▶ **What you will do**
Output all the data exactly. Pictures do not belong in the copy.

▶ **Data segment**
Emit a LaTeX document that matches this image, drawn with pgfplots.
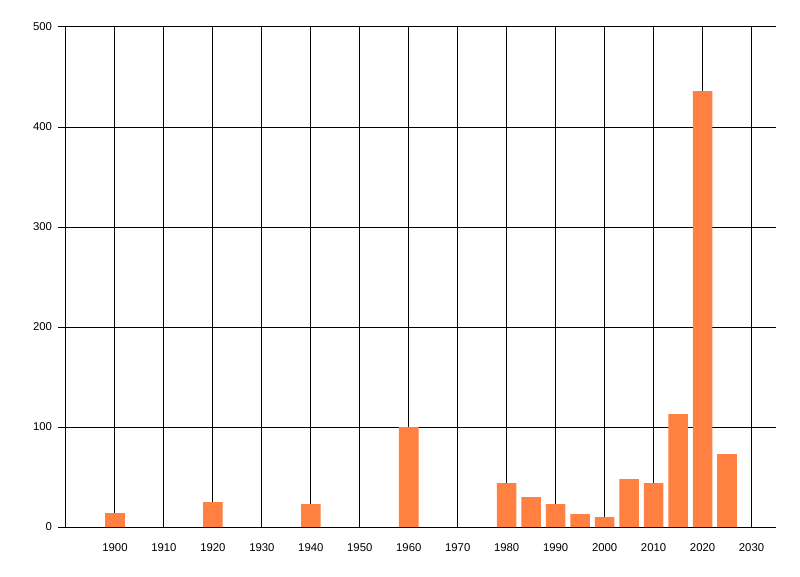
\documentclass[border=0pt]{standalone}
\usepackage{pgfplots}
\pgfplotsset{compat=1.18}
\usepackage{fontspec}
\setmainfont{Liberation Sans}
\definecolor{barorange}{RGB}{255,128,65}

\pgfplotstableread{
year count
1900 14
1920 25
1940 23
1960 100
1980 44
1985 30
1990 23
1995 13
2000 10
2005 48
2010 44
2015 113
2020 436
2025 73
}\datatable

\begin{document}
\begin{tikzpicture}
\useasboundingbox (0pt,0pt) rectangle (600pt,432pt);
\begin{axis}[
  at={(49.5pt,36.75pt)}, anchor=south west,
  scale only axis,
  width=532.5pt, height=375pt,
  xmin=1890, xmax=2035,
  ymin=0, ymax=500,
  axis lines=left,
  axis line style={-, line width=0.75pt, black},
  xtick={1900,1910,...,2030},
  ytick={0,100,...,500},
  xtick style={draw=none},
  ytick style={line width=0.75pt, black},
  tick align=outside,
  major tick length=6pt,
  grid=major,
  grid style={line width=0.75pt, black},
  xticklabel style={/pgf/number format/1000 sep={}},
  /pgf/number format/assume math mode=true,
  tick label style={font=\fontsize{8.5}{10}\selectfont},
  xticklabel style={yshift=-3pt},
  yticklabel style={xshift=-1pt},
  ybar, bar width=4,
]
\addplot[fill=barorange, draw=none] table[x=year, y=count] {\datatable};
\end{axis}
\end{tikzpicture}
\end{document}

▶ **Written solution**
Emit a LaTeX document that matches this image, drawn with pgfplots.
\documentclass[border=0pt]{standalone}
\usepackage{pgfplots}
\pgfplotsset{compat=1.18}
\usepackage{fontspec}
\setmainfont{Liberation Sans}
\definecolor{barorange}{RGB}{255,128,65}

\pgfplotstableread{
year count
1900 14
1920 25
1940 23
1960 100
1980 44
1985 30
1990 23
1995 13
2000 10
2005 48
2010 44
2015 113
2020 436
2025 73
}\datatable

\begin{document}
\begin{tikzpicture}
\useasboundingbox (0pt,0pt) rectangle (600pt,432pt);
\begin{axis}[
  at={(49.5pt,36.75pt)}, anchor=south west,
  scale only axis,
  width=532.5pt, height=375pt,
  xmin=1890, xmax=2035,
  ymin=0, ymax=500,
  axis lines=left,
  axis line style={-, line width=0.75pt, black},
  xtick={1900,1910,...,2030},
  ytick={0,100,...,500},
  xtick style={draw=none},
  ytick style={line width=0.75pt, black},
  tick align=outside,
  major tick length=6pt,
  grid=major,
  grid style={line width=0.75pt, black},
  xticklabel style={/pgf/number format/1000 sep={}},
  /pgf/number format/assume math mode=true,
  tick label style={font=\fontsize{8.5}{10}\selectfont},
  xticklabel style={yshift=-3pt},
  yticklabel style={xshift=-1pt},
  ybar, bar width=4,
]
\addplot[fill=barorange, draw=none] table[x=year, y=count] {\datatable};
\end{axis}
\end{tikzpicture}
\end{document}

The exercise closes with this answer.